We congratulate the Birmingham activists on their successful event. If a working-class party guided by a revolutionary theory is to be built in Britain, it must be able to organise working people on issues that can bring them to a wider appreciation of the inherent contradictions within the entire capitalist-imperialist system.

No local ‘green’ policies will be able to solve the global climate disaster, which is not produced by workers on the school run but by the entire chaotic system of overproduction and the oil-guzzling imperialist war machine, which operates around the clock.

Until we have a party that is listened to and trusted by working people, it will be impossible to break workers from the intoxicating effects of social democracy, to bring them out from the blind alley of racism and jingoism, to put them on the path of struggle against the ruling class, and to organise mass class-conscious education that raises their level of understanding.

Building that party requires socialists and communists to win support amongst a wide section of the population that is not already active in the labour movement:

“As a result of the fact that socialism can only become the real people’s party when it bases its programme of activity on the needs that are actually felt by the working class, and of the fact that to achieve this goal – the organisation of the working class – it must begin with agitation on the basis of the most vital demands, the minor ones that are clearest to the working class and most easily attainable … there are many pressures and many trifles can interest the worker.” (On Agitation by A Kramer and L Martov, 1894, our emphasis) [1]

Any policy to reduce emissions and pollution that aims to bring cars off the road must involve free public transport for all children in Britain.
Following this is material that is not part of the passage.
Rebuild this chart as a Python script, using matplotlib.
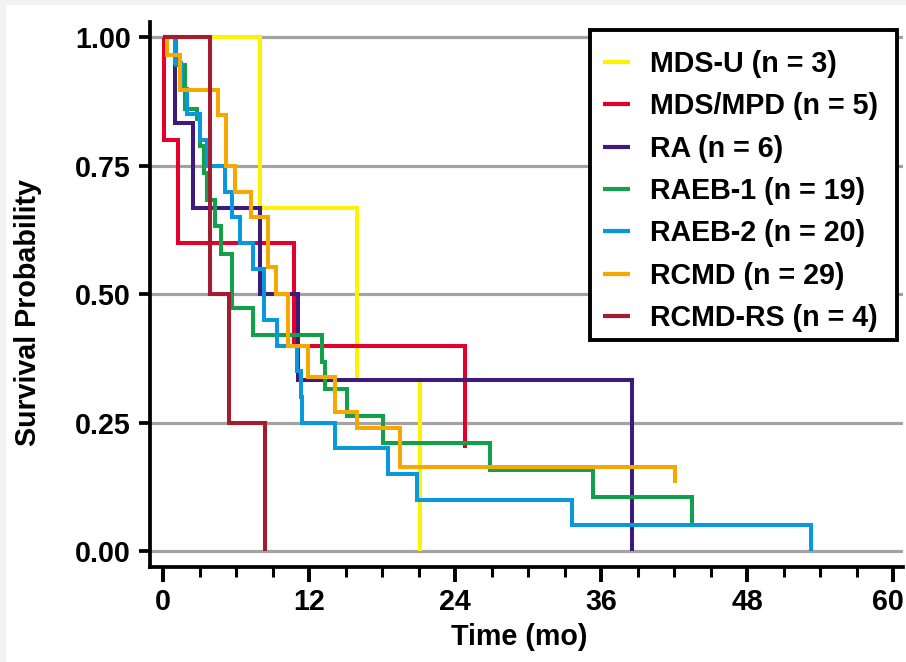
import matplotlib
matplotlib.use("Agg")
import matplotlib.pyplot as plt
from matplotlib.patches import Rectangle
from matplotlib.ticker import MultipleLocator
from matplotlib.transforms import ScaledTranslation

# Kaplan-Meier step data: time in months, survival probability after each event
labels = ["MDS-U (n = 3)", "MDS/MPD (n = 5)", "RA (n = 6)", "RAEB-1 (n = 19)",
          "RAEB-2 (n = 20)", "RCMD (n = 29)", "RCMD-RS (n = 4)"]
colors = ["#fff200", "#e4002b", "#3f1a7d", "#12a14a", "#0898db", "#f5a800", "#a51c30"]

mdsu_t = [0, 8.0, 15.9, 21.1]
mdsu_s = [1.0, 0.667, 0.333, 0.0]

mdsmpd_t = [0, 0.05, 1.2, 10.8, 24.8]
mdsmpd_s = [1.0, 0.8, 0.6, 0.4, 0.2]

ra_t = [0, 1.0, 2.5, 8.0, 11.1, 38.5]
ra_s = [1.0, 0.833, 0.667, 0.5, 0.333, 0.0]

raeb1_t = [0, 1.1, 1.8, 2.8, 3.0, 3.4, 3.6, 4.3, 4.8, 5.7, 7.4, 13.1, 13.3,
           15.1, 18.1, 26.9, 35.3, 43.5]
raeb1_s = [1.0, 0.947, 0.86, 0.842, 0.789, 0.737, 0.684, 0.632, 0.579, 0.474,
           0.421, 0.368, 0.316, 0.263, 0.211, 0.158, 0.105, 0.053]

raeb2_t = [0, 1.0, 1.5, 2.0, 3.0, 3.6, 5.1, 5.7, 6.3, 7.4, 8.3, 9.4, 11.0,
           11.3, 11.4, 14.1, 18.5, 20.9, 33.6, 53.2]
raeb2_s = [1.0, 0.95, 0.90, 0.85, 0.80, 0.75, 0.70, 0.65, 0.60, 0.55, 0.45,
           0.40, 0.35, 0.30, 0.25, 0.20, 0.15, 0.10, 0.05, 0.0]

rcmd_t = [0, 0.3, 1.4, 4.5, 5.2, 5.9, 7.2, 8.6, 9.3, 10.3, 11.9, 14.1, 15.9,
          19.5, 42.1]
rcmd_s = [1.0, 0.966, 0.897, 0.848, 0.75, 0.70, 0.65, 0.554, 0.50, 0.40,
          0.339, 0.27, 0.239, 0.164, 0.133]

rcmdrs_t = [0, 3.9, 5.4, 8.4]
rcmdrs_s = [1.0, 0.5, 0.25, 0.0]

series = [(mdsu_t, mdsu_s), (mdsmpd_t, mdsmpd_s), (ra_t, ra_s),
          (raeb1_t, raeb1_s), (raeb2_t, raeb2_s), (rcmd_t, rcmd_s),
          (rcmdrs_t, rcmdrs_s)]

x_ticks = [0, 12, 24, 36, 48, 60]
y_ticks = [0.0, 0.25, 0.50, 0.75, 1.00]
y_ticklabels = ["0.00", "0.25", "0.50", "0.75", "1.00"]

plt.rcParams["font.family"] = ["Liberation Sans", "DejaVu Sans"]
plt.rcParams["font.weight"] = "bold"
FS = 20.6

W, H = 906, 662
fig = plt.figure(figsize=(W / 100, H / 100), dpi=100, facecolor="#f3f3f3")
fig.add_artist(Rectangle((6 / W, 0), 1, 1 - 5 / H, transform=fig.transFigure,
                         facecolor="white", edgecolor="none", zorder=-1))

ax = fig.add_axes([150 / W, (H - 567) / H, (903 - 150) / W, (567 - 22) / H])
ax.set_facecolor("white")
ax.set_xlim(-1.07, 60.8)
ax.set_ylim(-0.031, 1.03)

for yv in y_ticks:
    ax.axhline(yv, color="#a3a3a3", lw=2.3, zorder=1)

for (t, s), c, lab in zip(series, colors, labels):
    ax.step(t, s, where="post", color=c, lw=2.9, label=lab, zorder=3,
            solid_capstyle="butt", solid_joinstyle="miter")

for side in ("top", "right"):
    ax.spines[side].set_visible(False)
for side in ("left", "bottom"):
    ax.spines[side].set_linewidth(2.7)
    ax.spines[side].set_color("black")

ax.set_xticks(x_ticks)
ax.xaxis.set_minor_locator(MultipleLocator(3))
ax.set_yticks(y_ticks)
ax.set_yticklabels(y_ticklabels)
ax.tick_params(axis="x", which="major", length=11, width=2.8, pad=4,
               labelsize=FS, direction="out")
ax.tick_params(axis="x", which="minor", length=7.5, width=2.2, direction="out")
ax.tick_params(axis="y", which="major", length=8, width=2.7, pad=6,
               labelsize=FS, direction="out")
for lbl in ax.get_xticklabels() + ax.get_yticklabels():
    lbl.set_fontweight("bold")

# keep the last x tick label ("60") inside the canvas
last_lbl = ax.xaxis.get_major_ticks()[-1].label1
last_lbl.set_transform(last_lbl.get_transform()
                       + ScaledTranslation(-5 / 100, 0, fig.dpi_scale_trans))

ax.set_xlabel("Time (mo)", fontsize=FS, fontweight="bold")
ax.set_ylabel("Survival Probability", fontsize=FS, fontweight="bold")
ax.xaxis.label.set_va("center")
ax.yaxis.label.set_va("center")
ax.xaxis.set_label_coords(0.49, (567 - 637) / 545)
ax.yaxis.set_label_coords((28 - 150) / 753, (567 - 313) / 545)

# Legend box drawn as a separate frame so the entries can be placed freely
ax.add_patch(Rectangle((590 / W, 1 - 340 / H), (897 - 590) / W, (340 - 30) / H,
                       transform=fig.transFigure, facecolor="white",
                       edgecolor="black", lw=2.8, zorder=4, clip_on=False))
leg = ax.legend(loc="upper left", bbox_to_anchor=(603 / W, 1 - 50 / H),
                bbox_transform=fig.transFigure, borderaxespad=0, borderpad=0,
                frameon=False, prop={"size": FS, "weight": "bold"},
                handlelength=0.94, handletextpad=0.7, labelspacing=0.5)
for line in leg.get_lines():
    line.set_linewidth(3.0)
leg.set_zorder(6)

fig.savefig("out.png", dpi=100, facecolor=fig.get_facecolor())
At present, it is often cheaper for a family of four to drive their private vehicle or to take a taxi than it is for them to travel by bus. Free transport for children would change this absurdity.

Agitating on this issue, the Workers Party of Britain is able to expose the hollow promises of the main social-democratic parties and agitate on a wider basis amongst workers, taking to them the fundamentals of socialism and an understanding that a better and saner world is possible.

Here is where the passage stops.